WORK TO BE COMPLETED:
Work out how many lines of the listing hold the string "page", then answer with that number and nothing else.

___

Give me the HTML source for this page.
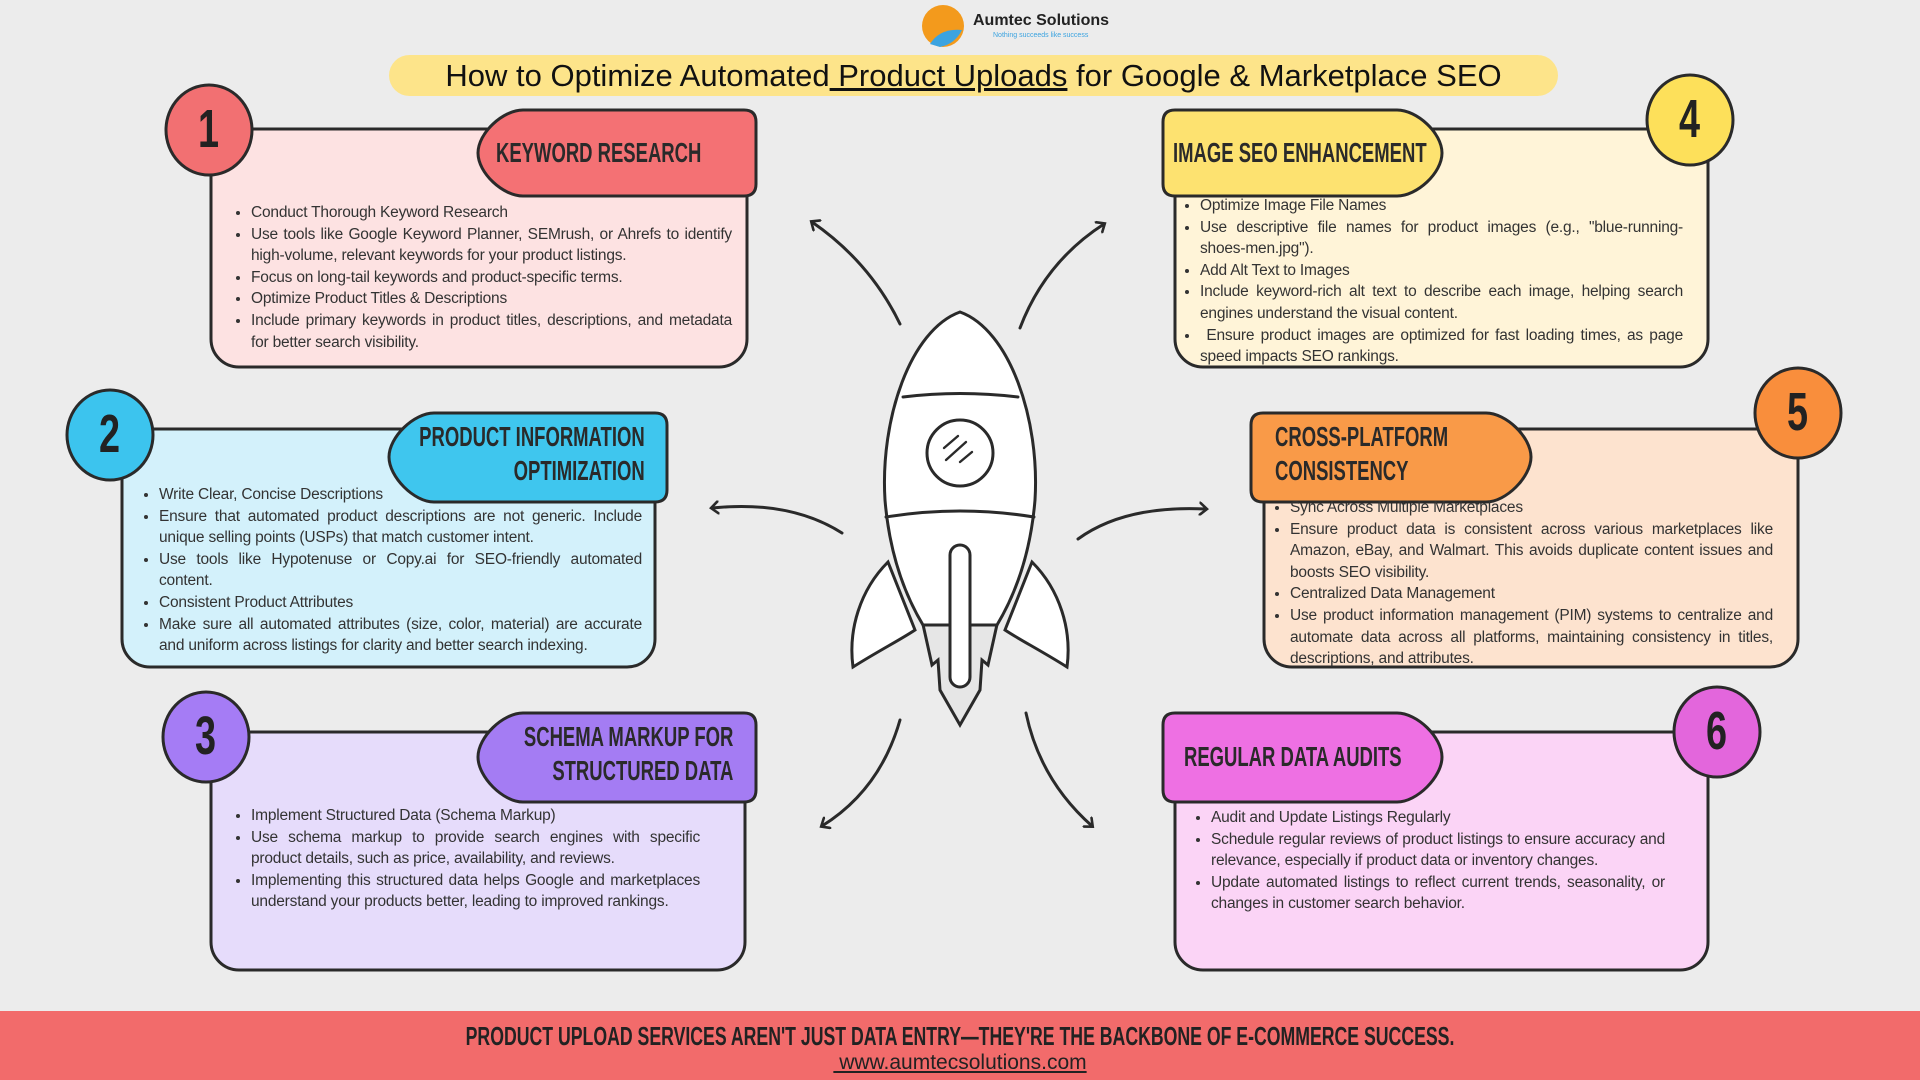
<!DOCTYPE html>
<html><head><meta charset="utf-8"><style>
html,body{margin:0;padding:0}
body{width:1920px;height:1080px;position:relative;overflow:hidden;background:#ececec;font-family:"Liberation Sans",sans-serif}
svg{position:absolute;left:0;top:0}
.t{position:absolute;font-size:15.5px;line-height:21.6px;color:#333;text-align:justify;letter-spacing:-0.2px}
.t ul{margin:0;padding:0 0 0 14px}
.t li{margin:0;padding-left:0}
.h{position:absolute;font-family:"Liberation Sans",sans-serif;font-weight:bold;font-size:28px;line-height:34px;color:#2a2a2a;white-space:nowrap;transform:scaleX(0.66);transform-origin:left top}
.hr{transform-origin:right top;text-align:right}
.n{position:absolute;font-family:'Liberation Sans',sans-serif;font-weight:bold;font-size:54px;color:#222;transform:scaleX(0.7);transform-origin:left top}
.title{position:absolute;left:389px;top:55px;width:1169px;height:41px;background:#fde48a;border-radius:21px;text-align:center;font-size:31px;line-height:41px;color:#111;font-family:"Liberation Sans",sans-serif}
.foot{position:absolute;left:0;top:1011px;width:1920px;height:69px;background:#f26b6b;text-align:center}
</style></head><body>
<svg width="1920" height="1080" viewBox="0 0 1920 1080">
<defs><marker id="a" markerWidth="14" markerHeight="14" refX="7" refY="7" orient="auto" markerUnits="userSpaceOnUse"><path d="M1 1 L8 7 L1 13" fill="none" stroke="#2a2a2a" stroke-width="2.6" stroke-linecap="round"/></marker></defs>
<g stroke="#2a2a2a" stroke-width="3" fill="none" stroke-linecap="round">
<rect x="211" y="129" width="536" height="238" rx="28" fill="#fde2e2"/>
<rect x="1175" y="129" width="533" height="238" rx="28" fill="#fff4d8"/>
<rect x="122" y="429" width="533" height="238" rx="28" fill="#d3f1fb"/>
<rect x="1264" y="429" width="534" height="238" rx="28" fill="#fde3cf"/>
<rect x="211" y="732" width="534" height="238" rx="28" fill="#e6dcfb"/>
<rect x="1175" y="732" width="533" height="238" rx="28" fill="#fbd4f6"/>
<path d="M523 110 H744 Q756 110 756 122 V184 Q756 196 744 196 H523 C503 196 478 173 478 153 C478 133 503 110 523 110Z" fill="#f47174"/>
<path d="M434 413 H655 Q667 413 667 425 V490 Q667 502 655 502 H434 C414 502 389 477 389 457 C389 437 414 413 434 413Z" fill="#3fc6ee"/>
<path d="M523 713 H744 Q756 713 756 725 V790 Q756 802 744 802 H523 C503 802 478 777 478 757 C478 737 503 713 523 713Z" fill="#a47cf3"/>
<path d="M1175 110 H1397 C1417 110 1442 133 1442 153 C1442 173 1417 196 1397 196 H1175 Q1163 196 1163 184 V122 Q1163 110 1175 110Z" fill="#fde270"/>
<path d="M1263 413 H1486 C1506 413 1531 437 1531 457 C1531 477 1506 502 1486 502 H1263 Q1251 502 1251 490 V425 Q1251 413 1263 413Z" fill="#f99a48"/>
<path d="M1175 713 H1397 C1417 713 1442 737 1442 757 C1442 777 1417 802 1397 802 H1175 Q1163 802 1163 790 V725 Q1163 713 1175 713Z" fill="#ee70e3"/>
<ellipse cx="209" cy="130" rx="43" ry="45" fill="#f27072"/>
<ellipse cx="110" cy="435" rx="43" ry="45" fill="#3cc4ee"/>
<ellipse cx="206" cy="737" rx="43" ry="45" fill="#a57cf5"/>
<ellipse cx="1690" cy="120" rx="43" ry="45" fill="#fde05a"/>
<ellipse cx="1798" cy="413" rx="43" ry="45" fill="#f98e3c"/>
<ellipse cx="1717" cy="732" rx="43" ry="45" fill="#e366dc"/>
<path d="M900 324 Q870 262 812 222" marker-end="url(#a)"/>
<path d="M1020 328 Q1045 262 1104 224" marker-end="url(#a)"/>
<path d="M842 533 Q790 500 712 508" marker-end="url(#a)"/>
<path d="M1078 539 Q1125 505 1206 509" marker-end="url(#a)"/>
<path d="M900 720 Q880 790 822 826" marker-end="url(#a)"/>
<path d="M1026 713 Q1040 780 1092 826" marker-end="url(#a)"/>
<path d="M888 562 C860 590 848 630 853 667 C880 650 900 640 915 630 Z" fill="#fff"/>
<path d="M1032 562 C1060 590 1072 630 1067 667 C1040 650 1020 640 1005 630 Z" fill="#fff"/>
<path d="M922 620 L998 620 L988 665 L982 660 L980 690 L960 725 L940 690 L938 660 L932 665 Z" fill="#e6e6e6"/>
<path d="M960 312 C1010 330 1040 420 1035 500 C1030 560 1012 600 997 625 L923 625 C908 600 890 560 885 500 C880 420 910 330 960 312Z" fill="#fff"/>
<path d="M903 397 Q960 390 1018 397"/>
<path d="M886 517 Q960 505 1034 517"/>
<circle cx="960" cy="453" r="33" fill="#fff"/>
<path d="M944 448 L958 436 M946 460 L966 442 M960 462 L972 452" stroke-width="2.4"/>
<rect x="950" y="545" width="20" height="142" rx="10" fill="#fff"/>
</g>
<circle cx="943" cy="26" r="21" fill="#f39a1c"/>
<path d="M930 44 Q940 28 962 30 Q955 44 940 47Z" fill="#3ba3e0"/>
</svg>
<div style="position:absolute;left:973px;top:12px;font-family:'Liberation Sans',sans-serif;font-weight:bold;font-size:16px;color:#222">Aumtec Solutions</div>
<div style="position:absolute;left:993px;top:32px;font-family:'Liberation Sans',sans-serif;font-size:7px;color:#3ba3e0">Nothing succeeds like success</div>
<div class="title">How to Optimize Automated<u> Product Uploads</u> for Google &amp; Marketplace SEO</div>

<div class="h" style="left:496px;top:136px">KEYWORD RESEARCH</div>
<div class="h hr" style="right:1275px;top:420px">PRODUCT INFORMATION<br>OPTIMIZATION</div>
<div class="h hr" style="right:1187px;top:720px">SCHEMA MARKUP FOR<br>STRUCTURED DATA</div>
<div class="h" style="left:1173px;top:136px">IMAGE SEO ENHANCEMENT</div>
<div class="h" style="left:1275px;top:420px">CROSS-PLATFORM<br>CONSISTENCY</div>
<div class="h" style="left:1184px;top:740px">REGULAR DATA AUDITS</div>

<div class="t" style="left:237px;top:202px;width:495px"><ul>
<li>Conduct Thorough Keyword Research</li>
<li>Use tools like Google Keyword Planner, SEMrush, or Ahrefs to identify high-volume, relevant keywords for your product listings.</li>
<li>Focus on long-tail keywords and product-specific terms.</li>
<li>Optimize Product Titles &amp; Descriptions</li>
<li>Include primary keywords in product titles, descriptions, and metadata for better search visibility.</li></ul></div>

<div class="t" style="left:1186px;top:195px;width:497px"><ul>
<li>Optimize Image File Names</li>
<li>Use descriptive file names for product images (e.g., "blue-running-shoes-men.jpg").</li>
<li>Add Alt Text to Images</li>
<li>Include keyword-rich alt text to describe each image, helping search engines understand the visual content.</li>
<li>&nbsp;Ensure product images are optimized for fast loading times, as page speed impacts SEO rankings.</li></ul></div>

<div class="t" style="left:145px;top:484px;width:497px"><ul>
<li>Write Clear, Concise Descriptions</li>
<li>Ensure that automated product descriptions are not generic. Include unique selling points (USPs) that match customer intent.</li>
<li>Use tools like Hypotenuse or Copy.ai for SEO-friendly automated content.</li>
<li>Consistent Product Attributes</li>
<li>Make sure all automated attributes (size, color, material) are accurate and uniform across listings for clarity and better search indexing.</li></ul></div>

<div class="t" style="left:1276px;top:497px;width:497px"><ul>
<li>Sync Across Multiple Marketplaces</li>
<li>Ensure product data is consistent across various marketplaces like Amazon, eBay, and Walmart. This avoids duplicate content issues and boosts SEO visibility.</li>
<li>Centralized Data Management</li>
<li>Use product information management (PIM) systems to centralize and automate data across all platforms, maintaining consistency in titles, descriptions, and attributes.</li></ul></div>

<div class="t" style="left:237px;top:805px;width:463px"><ul>
<li>Implement Structured Data (Schema Markup)</li>
<li>Use schema markup to provide search engines with specific product details, such as price, availability, and reviews.</li>
<li>Implementing this structured data helps Google and marketplaces understand your products better, leading to improved rankings.</li></ul></div>

<div class="t" style="left:1197px;top:807px;width:468px"><ul>
<li>Audit and Update Listings Regularly</li>
<li>Schedule regular reviews of product listings to ensure accuracy and relevance, especially if product data or inventory changes.</li>
<li>Update automated listings to reflect current trends, seasonality, or changes in customer search behavior.</li></ul></div>

<div class="n" style="left:198px;top:98px">1</div>
<div class="n" style="left:99px;top:403px">2</div>
<div class="n" style="left:195px;top:705px">3</div>
<div class="n" style="left:1679px;top:88px">4</div>
<div class="n" style="left:1787px;top:381px">5</div>
<div class="n" style="left:1706px;top:700px">6</div>

<div class="foot">
<div style="font-family:'Liberation Sans',sans-serif;font-weight:bold;font-size:26px;line-height:30px;padding-top:10px;color:#222;display:inline-block;transform:scaleX(0.68);white-space:nowrap">PRODUCT UPLOAD SERVICES AREN'T JUST DATA ENTRY—THEY'RE THE BACKBONE OF E-COMMERCE SUCCESS.</div>
<div style="font-family:'Liberation Sans',sans-serif;font-size:21px;line-height:24px;color:#222;text-decoration:underline">&nbsp;www.aumtecsolutions.com</div>
</div>
</body></html>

___

CORRECT ANSWER:
2